Since I got such great feedback on here... I'm going to go with my Mechanics Recomendation.

He said I shouldn't skimp and get the KW V2 setup w/ adjustable rebound damping. Unless somebody provides me a sane reason to not spend $2K on this kit, I'm probably going to do it.


----------



## boraz (Aug 29, 2013)

so the kw kit (as per their website) is universal for all cruzes with the model years

the diesel is 500# heavier than the eco...do/should they really be using the same shocks and springs?

seems a proper kit would have parts specifically made for the application.


----------



## Diesel4Ever (May 30, 2018)

boraz said:


> so the kw kit (as per their website) is universal for all cruzes with the model years
> 
> the diesel is 500# heavier than the eco...do/should they really be using the same shocks and springs?
> 
> seems a proper kit would have parts specifically made for the application.


The KW kit I'm talking about (# 15260057) https://www.kwsuspensions.com/kw-suspensions-kw-coilover-kit-v2-2011-chevrolet-cruze-15260057.html was actually designed for the OPEL Astra, which is equipped with multiple CDTI diesel engines from 1.3L-2.0L and also the 1.4-1.6 Turbo gasoline engines. It also fits the Cruze models so it is compatible with our NA cars.

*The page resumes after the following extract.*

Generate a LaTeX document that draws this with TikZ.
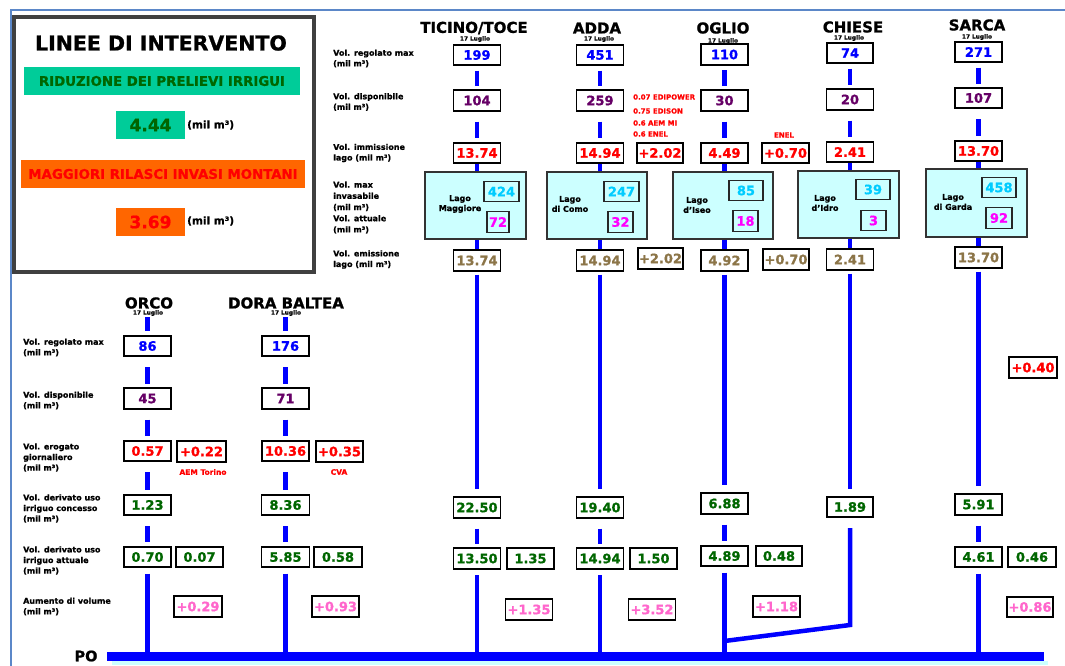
\documentclass[tikz,border=0pt]{standalone}
\usepackage{fontspec}
\setmainfont{DejaVu Sans}[BoldFeatures={FakeBold=1}]
\definecolor{frameblue}{HTML}{5B87C8}
\definecolor{vblue}{HTML}{0000FF}
\definecolor{vpurple}{HTML}{660066}
\definecolor{vred}{HTML}{FF0000}
\definecolor{vcyan}{HTML}{00CCFF}
\definecolor{vmag}{HTML}{FF00FF}
\definecolor{vbrown}{HTML}{8C7548}
\definecolor{vgreen}{HTML}{006600}
\definecolor{vpink}{HTML}{FF66CC}
\definecolor{lakefill}{HTML}{CCFFFF}
\definecolor{mint}{HTML}{00CC99}
\definecolor{orng}{HTML}{FF6600}
\definecolor{legframe}{HTML}{404040}
\newcommand\fsz[1]{\fontsize{#1}{#1}\selectfont\bfseries}
\begin{document}
\begin{tikzpicture}[x=1pt,y=-1pt,
  vbox/.style={draw=black, line width=1.6pt, fill=white, inner sep=0pt,
    minimum width=47pt, minimum height=20.5pt, font=\fsz{13}},
  inbox/.style={draw=black!85, line width=1.3pt, inner sep=0pt,
    minimum height=20.5pt, font=\fsz{13}},
  lake/.style={draw=black!80, line width=1.3pt, fill=lakefill, inner sep=0pt,
    minimum width=101pt, minimum height=67pt},
  lakelab/.style={align=center, inner sep=0pt, font=\fontsize{8}{10}\selectfont\bfseries},
  rowlab/.style={anchor=west, align=left, inner sep=0pt, font=\fontsize{8}{10.6}\selectfont\bfseries},
  rivtitle/.style={inner sep=0pt, font=\fsz{15}},
  datelab/.style={inner sep=0pt, font=\fsz{5.8}},
  note/.style={inner sep=0pt, text=vred, font=\fsz{7}},
  flow/.style={draw=vblue, line width=4.5pt},
  segA/.style={flow, shorten <=4.5pt, shorten >=3pt},
  segB/.style={flow, shorten <=10pt, shorten >=3.5pt},
  trunk/.style={flow, shorten <=3pt, shorten >=7pt},
  tail/.style={flow, shorten <=5.5pt}
]
\useasboundingbox (0,0) rectangle (1065,666);
% frame lines
\draw[frameblue, line width=2pt] (10.5,666) -- (10.5,10.5) -- (1065,10.5);

% legend
\node[draw=legframe, line width=4pt, minimum width=300pt, minimum height=255pt, inner sep=0pt] (leg) at (164,144.5) {};
\node[inner sep=0pt, font=\fsz{20.5}] (legt) at (161,43) {LINEE DI INTERVENTO};
\node[fill=mint, minimum width=276pt, minimum height=28pt, inner sep=0pt, text=vgreen, font=\fsz{13.3}] (leg1) at (162,81) {RIDUZIONE DEI PRELIEVI IRRIGUI};
\node[fill=mint, minimum width=69pt, minimum height=28pt, inner sep=0pt, text=vgreen, font=\fsz{17}] (leg1v) at (150.5,125) {4.44};
\node[anchor=west, inner sep=0pt, font=\fsz{10.5}] (leg1u) at (187,125) {(mil m³)};
\node[fill=orng, minimum width=284pt, minimum height=28pt, inner sep=0pt, text=vred, font=\fsz{13.3}] (leg2) at (163,174) {MAGGIORI RILASCI INVASI MONTANI};
\node[fill=orng, minimum width=69pt, minimum height=28pt, inner sep=0pt, text=vred, font=\fsz{17}] (leg2v) at (150.5,222) {3.69};
\node[anchor=west, inner sep=0pt, font=\fsz{10.5}] (leg2u) at (187,221) {(mil m³)};

% row labels top
\node[rowlab] (lt1) at (333,58.5) {Vol. regolato max\\(mil m³)};
\node[rowlab] (lt2) at (333,102) {Vol. disponibile\\(mil m³)};
\node[rowlab] (lt3) at (333,153) {Vol. immissione\\lago (mil m³)};
\node[rowlab, font=\fontsize{8}{11.2}\selectfont\bfseries] (lt4) at (333,207.5) {Vol. max\\invasabile\\(mil m³)\\Vol. attuale\\(mil m³)};
\node[rowlab] (lt5) at (333,259.5) {Vol. emissione\\lago (mil m³)};
% row labels left
\node[rowlab] (ll1) at (23,347.5) {Vol. regolato max\\(mil m³)};
\node[rowlab] (ll2) at (23,400.5) {Vol. disponibile\\(mil m³)};
\node[rowlab] (ll3) at (23,457.5) {Vol. erogato\\giornaliero\\(mil m³)};
\node[rowlab] (ll4) at (23,508.5) {Vol. derivato uso\\irriguo concesso\\(mil m³)};
\node[rowlab] (ll5) at (23,560.5) {Vol. derivato uso\\irriguo attuale\\(mil m³)};
\node[rowlab] (ll6) at (23,606.5) {Aumento di volume\\(mil m³)};

% PO
\coordinate (poL) at (107,656.5);
\coordinate (poR) at (1044,656.5);
\fill[lakefill] (112,661) rectangle (1048,665);
\draw[vblue, line width=9pt] (poL) -- (poR);
\node[inner sep=0pt, font=\fsz{14.5}] (potxt) at (86,656) {PO};

% titles
\node[rivtitle] (ht) at (474,28) {TICINO/TOCE};
\node[rivtitle] (ha) at (597,28) {ADDA};
\node[rivtitle] (ho) at (723,28) {OGLIO};
\node[rivtitle] (hc) at (853,27) {CHIESE};
\node[rivtitle] (hs) at (977,25) {SARCA};
\node[datelab] (dt) at (475,39) {17 Luglio};
\node[datelab] (da) at (599,39) {17 Luglio};
\node[datelab] (do) at (723,41) {17 Luglio};
\node[datelab] (dc) at (849,38) {17 Luglio};
\node[datelab] (ds) at (977,37) {17 Luglio};

% ---- Ticino
\node[vbox,text=vblue] (t1) at (477,55) {199};
\node[vbox,text=vpurple] (t2) at (477,100.5) {104};
\node[vbox,text=vred] (t3) at (477,153) {13.74};
\node[lake] (tl) at (475.5,205.5) {};
\node[inbox,text=vcyan,minimum width=35pt] (tmax) at (501.5,191.5) {424};
\node[inbox,text=vmag,minimum width=22pt] (tact) at (498,222) {72};
\node[lakelab] (tln) at (460,204) {Lago\\Maggiore};
\node[vbox,text=vbrown] (t4) at (477,260.5) {13.74};
\node[vbox,text=vgreen] (t5) at (477,507.5) {22.50};
\node[vbox,text=vgreen] (t6) at (477,558.5) {13.50};
\node[vbox,text=vgreen] (t6b) at (530.5,558.5) {1.35};
\node[vbox,text=vpink] (t7) at (529,609.5) {+1.35};

% ---- Adda
\node[vbox,text=vblue] (a1) at (600,55) {451};
\node[vbox,text=vpurple] (a2) at (600,100.5) {259};
\node[vbox,text=vred] (a3) at (600,153) {14.94};
\node[vbox,text=vred,minimum width=46pt] (a3b) at (660,153) {+2.02};
\node[lake,minimum width=100pt] (al) at (597,205.5) {};
\node[inbox,text=vcyan,minimum width=35pt] (amax) at (621.5,191.5) {247};
\node[inbox,text=vmag,minimum width=25pt] (aact) at (620.5,222) {32};
\node[lakelab] (aln) at (570,204) {Lago\\di Como};
\node[vbox,text=vbrown] (a4) at (600,260.5) {14.94};
\node[vbox,text=vbrown,minimum width=45pt] (a4b) at (660.5,258.5) {+2.02};
\node[vbox,text=vgreen] (a5) at (600,507.5) {19.40};
\node[vbox,text=vgreen] (a6) at (600,558.5) {14.94};
\node[vbox,text=vgreen] (a6b) at (653.5,558.5) {1.50};
\node[vbox,text=vpink] (a7) at (652,609.5) {+3.52};
\node[note,anchor=west] (n1) at (633,97) {0.07 EDIPOWER};
\node[note,anchor=west] (n2) at (633,111) {0.75 EDISON};
\node[note,anchor=west] (n3) at (633,123) {0.6 AEM MI};
\node[note,anchor=west] (n4) at (633,134) {0.6 ENEL};

% ---- Oglio
\node[vbox,text=vblue] (o1) at (724.5,54.5) {110};
\node[vbox,text=vpurple] (o2) at (724.5,100.5) {30};
\node[vbox,text=vred] (o3) at (724.5,153) {4.49};
\node[vbox,text=vred] (o3b) at (785.5,153) {+0.70};
\node[note] (n5) at (784,135) {ENEL};
\node[lake,minimum width=100pt] (ol) at (723,205.5) {};
\node[inbox,text=vcyan,minimum width=34pt] (omax) at (746,190.5) {85};
\node[inbox,text=vmag,minimum width=25pt] (oact) at (745.5,221) {18};
\node[lakelab] (oln) at (697,205) {Lago\\d'Iseo};
\node[vbox,text=vbrown] (o4) at (724.5,260.5) {4.92};
\node[vbox,text=vbrown,minimum width=46pt] (o4b) at (786,259.5) {+0.70};
\node[vbox,text=vgreen] (o5) at (724.5,503.5) {6.88};
\node[vbox,text=vgreen] (o6) at (724.5,556) {4.89};
\node[vbox,text=vgreen,minimum width=46pt] (o6b) at (779,556) {0.48};
\node[vbox,text=vpink] (o7) at (776.5,606.5) {+1.18};

% ---- Chiese
\node[vbox,text=vblue,minimum width=46pt] (c1) at (850,53) {74};
\node[vbox,text=vpurple] (c2) at (850,99.5) {20};
\node[vbox,text=vred] (c3) at (850,152) {2.41};
\node[lake] (cl) at (848.5,204.5) {};
\node[inbox,text=vcyan,minimum width=34pt] (cmax) at (873,189.5) {39};
\node[inbox,text=vmag,minimum width=25pt] (cact) at (873.5,220.5) {3};
\node[lakelab] (cln) at (825,203) {Lago\\d'Idro};
\node[vbox,text=vbrown] (c4) at (850,259.5) {2.41};
\node[vbox,text=vgreen,minimum width=46pt] (c5) at (850,507) {1.89};

% ---- Sarca
\node[vbox,text=vblue] (s1) at (978.5,52) {271};
\node[vbox,text=vpurple] (s2) at (978.5,98) {107};
\node[vbox,text=vred] (s3) at (978.5,151) {13.70};
\node[lake,minimum height=68pt] (sl) at (976.5,203) {};
\node[inbox,text=vcyan,minimum width=34pt] (smax) at (999,187.5) {458};
\node[inbox,text=vmag,minimum width=26pt] (sact) at (999,218) {92};
\node[lakelab] (sln) at (953,202) {Lago\\di Garda};
\node[vbox,text=vbrown] (s4) at (978.5,257.5) {13.70};
\node[vbox,text=vgreen] (s5) at (978.5,504.5) {5.91};
\node[vbox,text=vgreen] (s6) at (978.5,557) {4.61};
\node[vbox,text=vgreen,minimum width=48pt] (s6b) at (1032,557) {0.46};
\node[vbox,text=vpink,minimum width=46pt] (s7) at (1030,607) {+0.86};
\node[vbox,text=vred,minimum width=48pt] (s8) at (1033,367.5) {+0.40};

% ---- Orco
\node[vbox,text=vblue] (r1) at (147.5,346) {86};
\node[vbox,text=vpurple] (r2) at (147.5,398.5) {45};
\node[vbox,text=vred] (r3) at (147.5,451) {0.57};
\node[vbox,text=vred,minimum width=49pt] (r3b) at (201.5,451.5) {+0.22};
\node[note,font=\fsz{7.5}] (n6) at (203,472) {AEM Torino};
\node[vbox,text=vgreen] (r4) at (147.5,505) {1.23};
\node[vbox,text=vgreen] (r5) at (147.5,557) {0.70};
\node[vbox,text=vgreen] (r5b) at (199.5,557) {0.07};
\node[vbox,text=vpink,minimum width=48pt] (r6) at (198,606.5) {+0.29};

% ---- Dora Baltea
\node[vbox,text=vblue] (d1) at (285.5,346) {176};
\node[vbox,text=vpurple] (d2) at (285.5,398.5) {71};
\node[vbox,text=vred] (d3) at (285.5,451) {10.36};
\node[vbox,text=vred] (d3b) at (339.5,451.5) {+0.35};
\node[note,font=\fsz{7.5}] (n7) at (339,472) {CVA};
\node[vbox,text=vgreen,minimum width=48pt] (d4) at (285.5,505) {8.36};
\node[vbox,text=vgreen,minimum width=48pt] (d5) at (285.5,557) {5.85};
\node[vbox,text=vgreen,minimum width=48pt] (d5b) at (338,557) {0.58};
\node[vbox,text=vpink] (d6) at (335.5,606.5) {+0.93};

% ---- Orco / Dora tops (drawn under titles)
\coordinate (rtop) at (147.5,317);
\coordinate (dtop) at (285.5,317);
\draw[flow, shorten >=4pt] (rtop) -- (r1);
\draw[flow, shorten >=4pt] (dtop) -- (d1);
\node[rivtitle] (hr) at (149,303) {ORCO};
\node[datelab] (dr) at (148,313) {17 Luglio};
\node[rivtitle] (hd) at (286,303) {DORA BALTEA};
\node[datelab] (dd) at (286,313) {17 Luglio};

% ---- connectors
\foreach \u/\v in {r1/r2,r2/r3,r3/r4,r4/r5,d1/d2,d2/d3,d3/d4,d4/d5,
  t2/t3,t5/t6,a2/a3,a5/a6,o2/o3,o5/o6,c2/c3,s2/s3,s5/s6}
  {\draw[segB] (\u) -- (\v);}
\foreach \u/\v in {t1/t2,a1/a2,o1/o2,c1/c2,s1/s2}
  {\draw[segA] (\u) -- (\v);}
\foreach \u/\l/\v in {t3/tl/t4,a3/al/a4,o3/ol/o4,c3/cl/c4,s3/sl/s4}
  {\draw[flow] (\u) -- (\u |- \l.north);
   \draw[flow] (\u |- \l.south) -- (\v);}
\foreach \u/\v in {t4/t5,a4/a5,o4/o5,c4/c5,s4/s5}
  {\draw[trunk] (\u) -- (\v);}
\foreach \u in {r5,d5,t6,a6,o6,s6}
  {\draw[tail] (\u) -- (\u |- poL);}
\coordinate (cb) at (850,625);
\coordinate (ob) at (724.5,641);
\draw[flow, shorten <=10pt, line join=miter] (c5) -- (cb) -- (ob);
\end{tikzpicture}
\end{document}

It has an adjustable shock so the ride can be dialed in as necessary based upon desired ride quality. And I'm sure KW other springs available alternate if the 400/lb progressive springs are not firm enough. Overall it is a sport kit and shouldn't be too aggressive

My mechanic talked me out of the Taiwanese and Korean Coilovers and said the KW V2 kit was the one to get. I'm not too excited about the price but I know quality stuff is expensive so I'll bite the bullet.


----------